With the daylight, the bulldozers were unloaded and the train backed up to allow the machines to get down to the shed and start to remove those heavy timbers from the track. It was noon before that part of the railroad was cleared and the bulldozers were reloaded onto their flat car. We continued on westward ploughing snow that was quite deep by this time. Stopped and filled the tender at Iago, mileage 29.6 because the next water supply only consisted of six-inch pipes, sticking out from the bank above the tracks. The water coming out of these pipes was from lakes or streams high above the tracks. The next water tank was at Jessica, ten miles away at mile 40 and before we could get there, that day, the tender supply got quite low. Twice we had to stop and get some of the members of the extra gang to shovel snow, from the high snow banks beside the track, down into the tender to make water. The liquid level in the tender was so low a couple of times that we had to stop on a left hand curve where the locomotive leaned over to one side for the boiler feeding devices to be able to suck the water up. That was Friday and Gordon and I slept in the warm locomotive cab that night. The train crew had their caboose and in the train there was an old wooden boarding car where the ten extra gang men could eat and sleep.
Saturday we started in on the snow again. That took all day and we were good and hungry when we arrived in Hope at around midnight. Everyone had eaten up the food that they had carried with them so we had to go uptown to eat. Mr. Smith phoned to an establishment and explained the situation to the staff there and was he told to send the gang of us up and that we would all be fed. The members of our extra gang didn’t want to go. Instead they wanted to go to their own eating-place so Smith said, “I know what you guys are up to. I know what you want to go there for. (A drink of whiskey). Now come with me and eat with us or get back in the snowplough and I’ll lock the door and you can wait there until we get back”. They came uptown and ate with the rest of our bunch.
After we were all fed we took off from Hope up to Odlum, on the main line, then over to Ruby Creek where there was a bunkhouse, a watchman and facilities for servicing the locomotive. At this time we weren’t hungry any more but we were sure tired. Mr. Smith told us that we could stay at Ruby Creek for the weekend (Sunday) and that we would head back east first thing on Monday.
Monday morning it started all over again. No trouble getting over to Odlum and across the river to Hope but about nine miles east of there, near the water tank at Lear, we began to hit heavy snow again. We were all day fighting it again. It was the same procedure as the past week when we were westbound. Cut off from the train, bang away at the heavy snow, back and couple up to the rest of our cars and proceed uphill until the white stuff got really heavy again then cut off and hammer away with that wedge plough to where it wasn’t quite so deep and we could pull our short train and plough snow at the same time. At about 20 o-clock (8 pm) when it was dark with a moon shining we were on a long trestle when a signal to stop (one short whistle blast) was given by the plough foreman.

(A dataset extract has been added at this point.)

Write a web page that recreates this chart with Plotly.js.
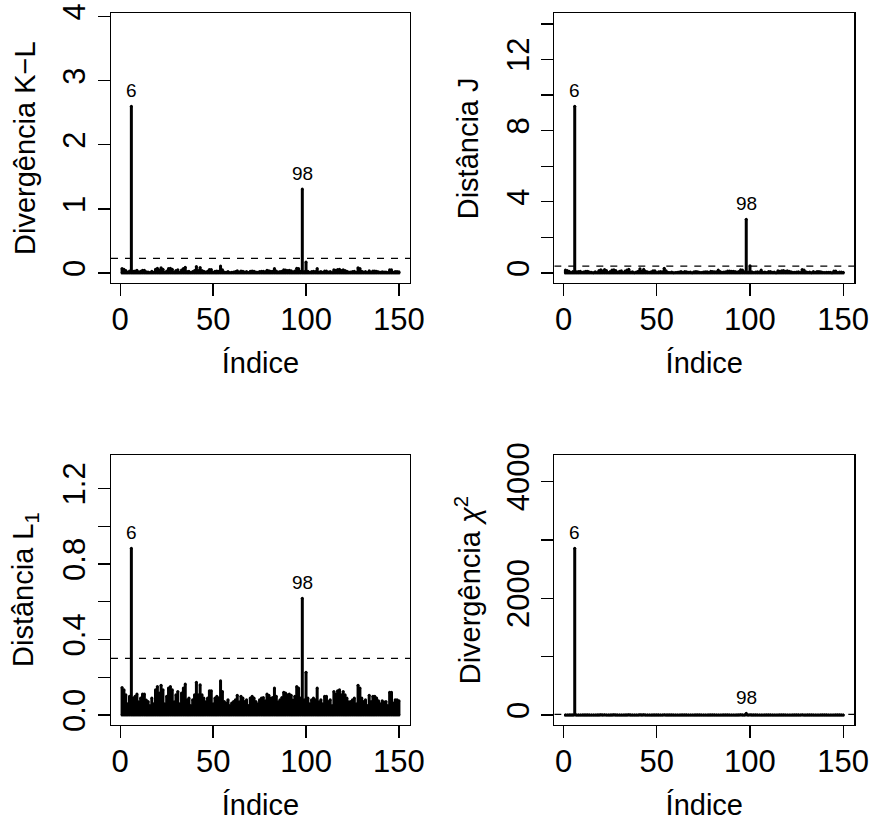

The conductor came up over the tender and into the locomotive cab and told us that from back in the caboose they could see several small slides high up the mountain sides and that Mr. Smith says that we had better just stay right where we were until morning. We would be safe from slides while on the bridge and could start ploughing again when it was daylight.
At 6 am we got two whistles, which meant it was time to start work so we started to move off the trestle. When just the plough, the locomotive and the first car were off the bridge, a snow slide came down on top of us. That was it. We couldn’t move. The left side of the engine (the Fireman’s side) was on the mountainside and with the window open I got buried in heavy snow. With my left arm stuck out of the window and my right hand on the Firing valve, I was stuck there and couldn’t move. Gordon, the engineer, had to get the small sand scoop and use it to dig at the snow and get me out. With the help of the extra gang employees, the plough and locomotive also had to be shovelled out by hand - this took until about noon Tuesday.
Later, that same day, at the location of the collapsed # 15 shed, the plough bounced off the track because water had frozen and ice had built up above the height of the rails. Two scared looking men came bursting out of the door of the plough and into the snow bank on my side. (the canyon was on the other side!). Engineer Coy had put the train into emergency and the stop was quick. The plough hadn’t become uncoupled from the locomotive and that probably prevented it from going over bank and into Coquihalla River down below. It took considerable time to re-rail the snowplough then chip away the built up ice before we could proceed eastward up the grade. We fought heavy snow and numerous small slides all the rest of that day and after laying over at the summit for the night we didn’t arrive at our destination, Brookmere, until nearly noon on Wednesday. There we were finally able to dry our wet work clothes, eat and rest and reflect on what a hell of a week it had been. Seven days to make a round trip of only a hundred and twenty five miles, fighting heavy snow both ways.
A day or two later the slides that we had cleared came down again. They were cleared by another crew and I was able to make two round trips, on freight trains, to Ruby Creek before more heavy snow fell and brought down numerous slides, bigger, better and heavier ever. That was it! They gave up! The whole Coquihalla line was closed for the rest of the winter and all trains were rerouted, ninety miles farther, north through Merritt and down to the main line at Spences Bridge. I worked out of Brookmere for two months that winter but the trains all had to proceed both ways by way of Merritt and Spence’s Bridge.
The next time that you are driving over the Coquihalla Highway in your nice warm automobile, think of that winter in 1951 and the CPR crew that spent a week fighting snow there. What a different world it was just 50 years back!